Unicorns in the Middle Ages

Mideval knowledge of the unicorn stemmed from biblical and ancient sources. The creature was variously represented as a kind of wild ass, goat, or horse. By 200 A.D., Tertullian had called the unicorn a small fierce kidlike animal, a symbol of Christ. Ambrose, Jerome, and Basil agreed.

Physiologus, a predecessor to the medieval bestiary, popularized an elaborate allegory in which a unicorn, trapped by a maiden representing the Virgin Mary, stood for the Incarnation. As soon as the unicorn saw her, it lay its head on her lap and fell asleep. This became a basic emblematic tag that underlies medieval notions of the unicorn, justifying its appearance in every form of religious art.

With the rise of humanism, the unicorn also acquired positive secular meanings, including chaste love and faithful marriage.

Marco Polo described the unicorn as tamable only by maidens:

"Scarcely smaller than elephants. They have the hair of a buffalo and feet like an elephant's. They have a single large black horn in the middle of the forehead. They have a head like a wild boar's. They spend their time by preference wallowing in mud and slime. They are very ugly brutes to look at. They are not at all such as we describe them when we relate that they let themselves be captured by virgins, but clean contrary to our notions."
It is clear that Polo was describing a rhinoceros.

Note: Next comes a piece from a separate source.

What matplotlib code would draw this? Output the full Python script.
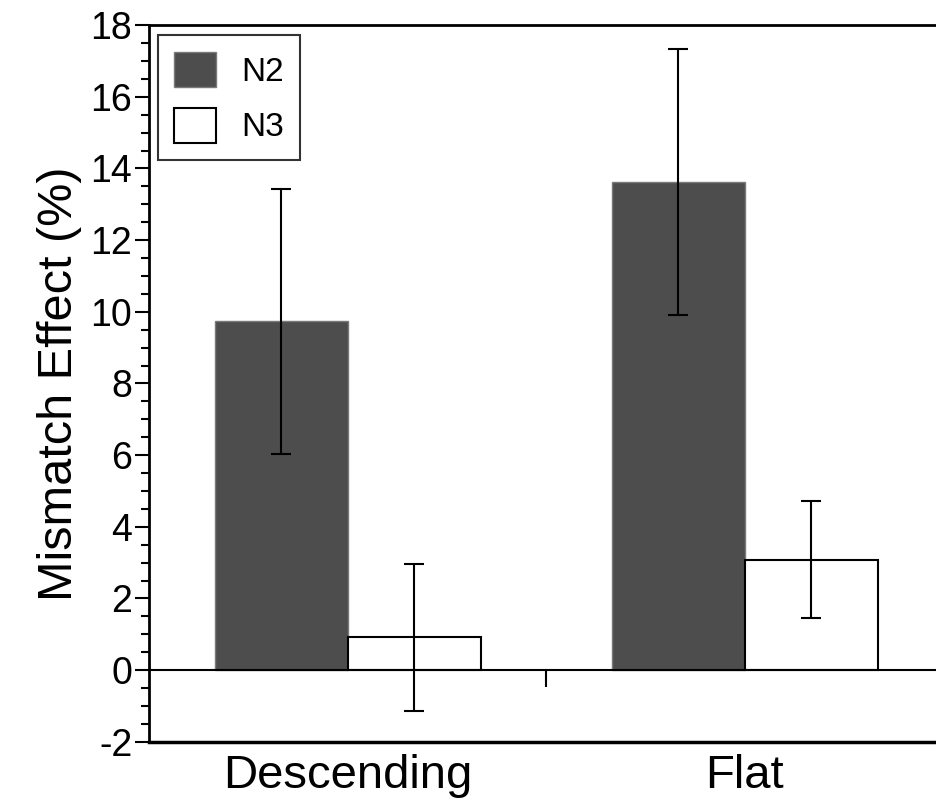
import numpy as np
import matplotlib.pyplot as plt
import matplotlib.transforms as mtransforms

plt.rcParams['font.family'] = ['Liberation Sans', 'DejaVu Sans']
plt.rcParams['axes.unicode_minus'] = False

# data
conditions = ['Descending', 'Flat']
n2_mean = [9.73, 13.62]
n2_err = [3.69, 3.71]
n3_mean = [0.92, 3.08]
n3_err = [2.05, 1.63]

fig = plt.figure(figsize=(9.37, 8.09), dpi=100)
ax = fig.add_axes([0.159, 0.083, 0.841, 0.886])

x = np.arange(len(conditions))
width = 0.335

ax.bar(x - width / 2, n2_mean, width, color='#4d4d4d', edgecolor='#7a7a7a',
       linewidth=1, label='N2', zorder=2)
ax.bar(x + width / 2, n3_mean, width, color='white', edgecolor='black',
       linewidth=1.5, label='N3', zorder=2)
ax.errorbar(x - width / 2, n2_mean, yerr=n2_err, fmt='none', ecolor='black',
            elinewidth=1.5, capsize=7, capthick=1.5, zorder=3)
ax.errorbar(x + width / 2, n3_mean, yerr=n3_err, fmt='none', ecolor='black',
            elinewidth=1.5, capsize=7, capthick=1.5, zorder=3)

ax.set_xlim(-0.501, 1.484)
ax.set_ylim(-2, 18)

# y axis ticks
ax.set_yticks(np.arange(-2, 19, 2))
ax.set_yticks(np.arange(-2, 18.1, 0.5), minor=True)
ax.tick_params(axis='y', which='major', direction='out', length=10, width=1.5,
               labelsize=27, pad=2)
ax.tick_params(axis='y', which='minor', direction='out', length=6, width=1.5)

# x axis sits on zero, with a single tick between the groups
ax.spines['bottom'].set_position(('data', 0))
ax.spines['bottom'].set_linewidth(1.5)
ax.set_xticks([x.mean()])
ax.set_xticklabels([''])
ax.tick_params(axis='x', direction='out', length=12, width=1.5)

ax.spines['right'].set_visible(False)
ax.spines['left'].set_linewidth(2)
ax.spines['top'].set_linewidth(2)
ax.axhline(-2, color='black', linewidth=2.5, clip_on=False, zorder=4)

trans = mtransforms.blended_transform_factory(ax.transData, ax.transAxes)
for xi, name in zip(x, conditions):
    ax.text(xi, -0.048, name, transform=trans, ha='center', va='center',
            fontsize=34)

ax.set_ylabel('Mismatch Effect (%)', fontsize=35, labelpad=6)

leg = ax.legend(loc='upper left', bbox_to_anchor=(0.011, 0.986), fontsize=24,
                frameon=True, fancybox=False, handlelength=1.25, handleheight=1.25,
                handletextpad=0.75, labelspacing=0.6, borderpad=0.5,
                borderaxespad=0)
leg.get_frame().set_edgecolor('black')
leg.get_frame().set_linewidth(1.5)

fig.savefig('out.png', dpi=100)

The famous late Gothic series of seven tapestry hangings, The Hunt of the Unicorn, combined both secular and religious themes. In the series, richly dressed noblemen, accompanied by huntsmen and hounds, pursue a unicorn against millefleurs backgrounds or buildings and guardens. They bring the animal to bay with the help of a maiden who traps it with her charms, appear to kill it, and bring it back to a castle. In the last and most famous panel, The Unicorn in Captivity, the unicorn is shown bloody but now alive and happy, chained to a tree surrounded by a fence, in a field of flowers. Scholars continue to hunt the meaning of the resurrected Unicorn.

A set of six called the Dame a la licorne (The Lady of the Unicorn) at the Musee de Cluny, Paris, woven in the Southern Netherlands about the same time as The Unicorn in Captivity, pictures the five senses, the gateways to temptation, and finally Love, with unicorns in each hanging.